• **What you are asked to do**: All of the lines below are to be printed again exactly; images are excluded from the output.

- - - - -

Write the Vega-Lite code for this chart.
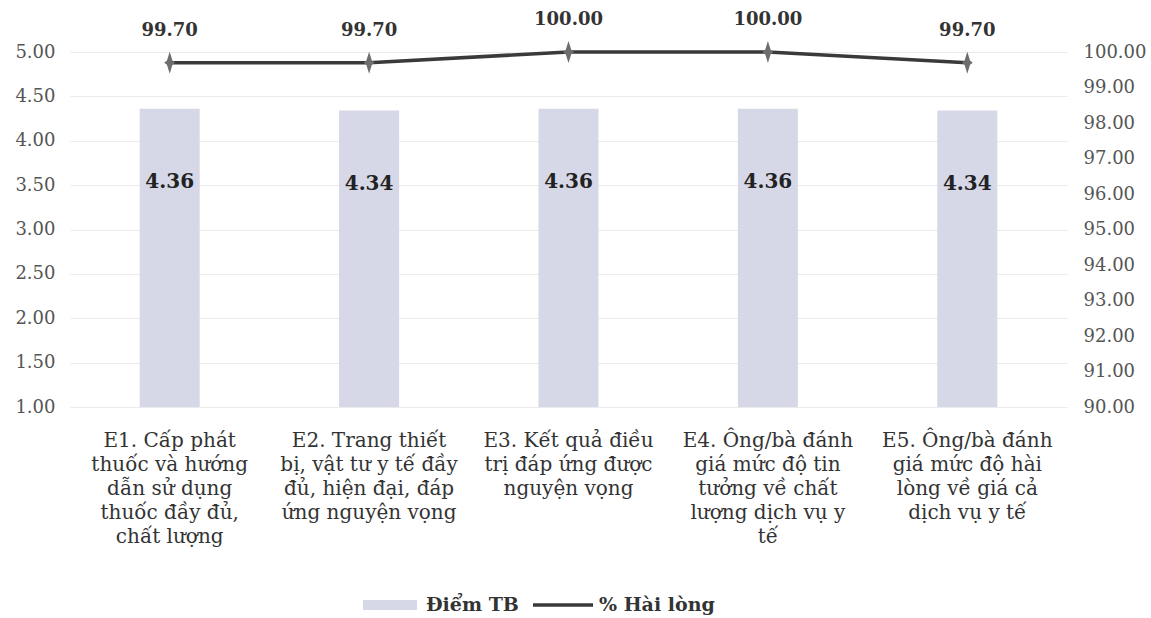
{
  "$schema": "https://vega.github.io/schema/vega-lite/v6.json",
  "autosize": "none",
  "width": 997,
  "height": 355,
  "padding": {"left": 70, "top": 52, "right": 84, "bottom": 211},
  "background": "white",
  "config": {
    "view": {"stroke": null},
    "font": "DejaVu Serif",
    "text": {"font": "DejaVu Serif"},
    "axis": {"labelFont": "DejaVu Serif", "titleFont": "DejaVu Serif"},
    "legend": {"labelFont": "DejaVu Serif"}
  },
  "data": {
    "values": [
      {"cat": "E1. Cấp phát|thuốc và hướng|dẫn sử dụng|thuốc đầy đủ,|chất lượng", "diem": 4.36, "hl": 99.7},
      {"cat": "E2. Trang thiết|bị, vật tư y tế đầy|đủ, hiện đại, đáp|ứng nguyện vọng", "diem": 4.34, "hl": 99.7},
      {"cat": "E3. Kết quả điều|trị đáp ứng được|nguyện vọng", "diem": 4.36, "hl": 100.0},
      {"cat": "E4. Ông/bà đánh|giá mức độ tin|tưởng về chất|lượng dịch vụ y|tế", "diem": 4.36, "hl": 100.0},
      {"cat": "E5. Ông/bà đánh|giá mức độ hài|lòng về giá cả|dịch vụ y tế", "diem": 4.34, "hl": 99.7}
    ]
  },
  "encoding": {
    "x": {
      "field": "cat", "type": "nominal", "sort": null,
      "scale": {"paddingInner": 0, "paddingOuter": 0},
      "axis": {
        "title": null, "labelAngle": 0, "domain": false, "ticks": false,
        "labelExpr": "split(datum.label, '|')",
        "labelFontSize": 20, "labelColor": "#333", "labelPadding": 23,
        "labelLineHeight": 24, "labelBaseline": "top", "labelLimit": 250
      }
    }
  },
  "layer": [
    {
      "encoding": {
        "y": {
          "field": "diem", "type": "quantitative",
          "scale": {"domain": [1, 5], "zero": false, "nice": false},
          "axis": {
            "title": null, "values": [1, 1.5, 2, 2.5, 3, 3.5, 4, 4.5, 5],
            "format": ".2f", "domain": false, "ticks": false, "labelOverlap": false,
            "labelFontSize": 18, "labelColor": "#555", "labelPadding": 15,
            "grid": true, "gridColor": "#ebebeb", "gridWidth": 1
          }
        }
      },
      "layer": [
        {
          "mark": {"type": "bar", "width": 60},
          "encoding": {
            "y2": {"datum": 1},
            "color": {
              "datum": "Điểm TB", "type": "nominal",
              "scale": {"domain": ["Điểm TB", "% Hài lòng"], "range": ["#d6d8e7", "#3a3a3a"]},
              "legend": {
                "orient": "none", "legendX": 290, "legendY": 523,
                "direction": "horizontal", "title": null,
                "labelFontSize": 19, "labelFontWeight": "bold",
                "labelColor": "#333", "symbolSize": 3600, "labelOffset": 6, "columnPadding": 14,
                "encode": {
                  "symbols": {
                    "update": {
                      "shape": {"signal": "datum.label === 'Điểm TB' ? 'M-0.9,-0.17H0.9V0.17H-0.9Z' : 'M-1,-0.055H1V0.055H-1Z'"},
                      "fill": {"signal": "datum.label === 'Điểm TB' ? '#d6d8e7' : '#3a3a3a'"},
                      "strokeWidth": {"value": 0},
                      "opacity": {"value": 1},
                      "fillOpacity": {"value": 1}
                    }
                  }
                }
              }
            }
          }
        },
        {
          "mark": {"type": "text", "dy": 73, "fontSize": 20, "fontWeight": "bold", "color": "#222", "baseline": "middle"},
          "encoding": {
            "text": {"field": "diem", "type": "quantitative", "format": ".2f"}
          }
        }
      ]
    },
    {
      "encoding": {
        "y": {
          "field": "hl", "type": "quantitative",
          "scale": {"domain": [90, 100], "zero": false, "nice": false},
          "axis": {
            "orient": "right", "title": null,
            "values": [90, 91, 92, 93, 94, 95, 96, 97, 98, 99, 100],
            "format": ".2f", "domain": false, "ticks": false, "grid": false, "labelOverlap": false,
            "labelFontSize": 18, "labelColor": "#555", "labelPadding": 16
          }
        }
      },
      "layer": [
        {
          "mark": {"type": "line", "strokeWidth": 3.5},
          "encoding": {
            "color": {"datum": "% Hài lòng", "type": "nominal"}
          }
        },
        {
          "mark": {"type": "point", "filled": true, "color": "#6e6e6e", "opacity": 1, "size": 484,
                   "shape": "M0,-1L0.25,-0.2L0.5,0L0.25,0.2L0,1L-0.25,0.2L-0.5,0L-0.25,-0.2Z"}
        },
        {
          "mark": {"type": "text", "dy": -32, "fontSize": 18, "fontWeight": "bold", "color": "#333", "baseline": "middle"},
          "encoding": {
            "text": {"field": "hl", "type": "quantitative", "format": ".2f"}
          }
        }
      ]
    }
  ],
  "resolve": {"scale": {"y": "independent"}}
}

- - - - -

• **Exercise solution**:
Write the Vega-Lite code for this chart.
{
  "$schema": "https://vega.github.io/schema/vega-lite/v6.json",
  "autosize": "none",
  "width": 997,
  "height": 355,
  "padding": {"left": 70, "top": 52, "right": 84, "bottom": 211},
  "background": "white",
  "config": {
    "view": {"stroke": null},
    "font": "DejaVu Serif",
    "text": {"font": "DejaVu Serif"},
    "axis": {"labelFont": "DejaVu Serif", "titleFont": "DejaVu Serif"},
    "legend": {"labelFont": "DejaVu Serif"}
  },
  "data": {
    "values": [
      {"cat": "E1. Cấp phát|thuốc và hướng|dẫn sử dụng|thuốc đầy đủ,|chất lượng", "diem": 4.36, "hl": 99.7},
      {"cat": "E2. Trang thiết|bị, vật tư y tế đầy|đủ, hiện đại, đáp|ứng nguyện vọng", "diem": 4.34, "hl": 99.7},
      {"cat": "E3. Kết quả điều|trị đáp ứng được|nguyện vọng", "diem": 4.36, "hl": 100.0},
      {"cat": "E4. Ông/bà đánh|giá mức độ tin|tưởng về chất|lượng dịch vụ y|tế", "diem": 4.36, "hl": 100.0},
      {"cat": "E5. Ông/bà đánh|giá mức độ hài|lòng về giá cả|dịch vụ y tế", "diem": 4.34, "hl": 99.7}
    ]
  },
  "encoding": {
    "x": {
      "field": "cat", "type": "nominal", "sort": null,
      "scale": {"paddingInner": 0, "paddingOuter": 0},
      "axis": {
        "title": null, "labelAngle": 0, "domain": false, "ticks": false,
        "labelExpr": "split(datum.label, '|')",
        "labelFontSize": 20, "labelColor": "#333", "labelPadding": 23,
        "labelLineHeight": 24, "labelBaseline": "top", "labelLimit": 250
      }
    }
  },
  "layer": [
    {
      "encoding": {
        "y": {
          "field": "diem", "type": "quantitative",
          "scale": {"domain": [1, 5], "zero": false, "nice": false},
          "axis": {
            "title": null, "values": [1, 1.5, 2, 2.5, 3, 3.5, 4, 4.5, 5],
            "format": ".2f", "domain": false, "ticks": false, "labelOverlap": false,
            "labelFontSize": 18, "labelColor": "#555", "labelPadding": 15,
            "grid": true, "gridColor": "#ebebeb", "gridWidth": 1
          }
        }
      },
      "layer": [
        {
          "mark": {"type": "bar", "width": 60},
          "encoding": {
            "y2": {"datum": 1},
            "color": {
              "datum": "Điểm TB", "type": "nominal",
              "scale": {"domain": ["Điểm TB", "% Hài lòng"], "range": ["#d6d8e7", "#3a3a3a"]},
              "legend": {
                "orient": "none", "legendX": 290, "legendY": 523,
                "direction": "horizontal", "title": null,
                "labelFontSize": 19, "labelFontWeight": "bold",
                "labelColor": "#333", "symbolSize": 3600, "labelOffset": 6, "columnPadding": 14,
                "encode": {
                  "symbols": {
                    "update": {
                      "shape": {"signal": "datum.label === 'Điểm TB' ? 'M-0.9,-0.17H0.9V0.17H-0.9Z' : 'M-1,-0.055H1V0.055H-1Z'"},
                      "fill": {"signal": "datum.label === 'Điểm TB' ? '#d6d8e7' : '#3a3a3a'"},
                      "strokeWidth": {"value": 0},
                      "opacity": {"value": 1},
                      "fillOpacity": {"value": 1}
                    }
                  }
                }
              }
            }
          }
        },
        {
          "mark": {"type": "text", "dy": 73, "fontSize": 20, "fontWeight": "bold", "color": "#222", "baseline": "middle"},
          "encoding": {
            "text": {"field": "diem", "type": "quantitative", "format": ".2f"}
          }
        }
      ]
    },
    {
      "encoding": {
        "y": {
          "field": "hl", "type": "quantitative",
          "scale": {"domain": [90, 100], "zero": false, "nice": false},
          "axis": {
            "orient": "right", "title": null,
            "values": [90, 91, 92, 93, 94, 95, 96, 97, 98, 99, 100],
            "format": ".2f", "domain": false, "ticks": false, "grid": false, "labelOverlap": false,
            "labelFontSize": 18, "labelColor": "#555", "labelPadding": 16
          }
        }
      },
      "layer": [
        {
          "mark": {"type": "line", "strokeWidth": 3.5},
          "encoding": {
            "color": {"datum": "% Hài lòng", "type": "nominal"}
          }
        },
        {
          "mark": {"type": "point", "filled": true, "color": "#6e6e6e", "opacity": 1, "size": 484,
                   "shape": "M0,-1L0.25,-0.2L0.5,0L0.25,0.2L0,1L-0.25,0.2L-0.5,0L-0.25,-0.2Z"}
        },
        {
          "mark": {"type": "text", "dy": -32, "fontSize": 18, "fontWeight": "bold", "color": "#333", "baseline": "middle"},
          "encoding": {
            "text": {"field": "hl", "type": "quantitative", "format": ".2f"}
          }
        }
      ]
    }
  ],
  "resolve": {"scale": {"y": "independent"}}
}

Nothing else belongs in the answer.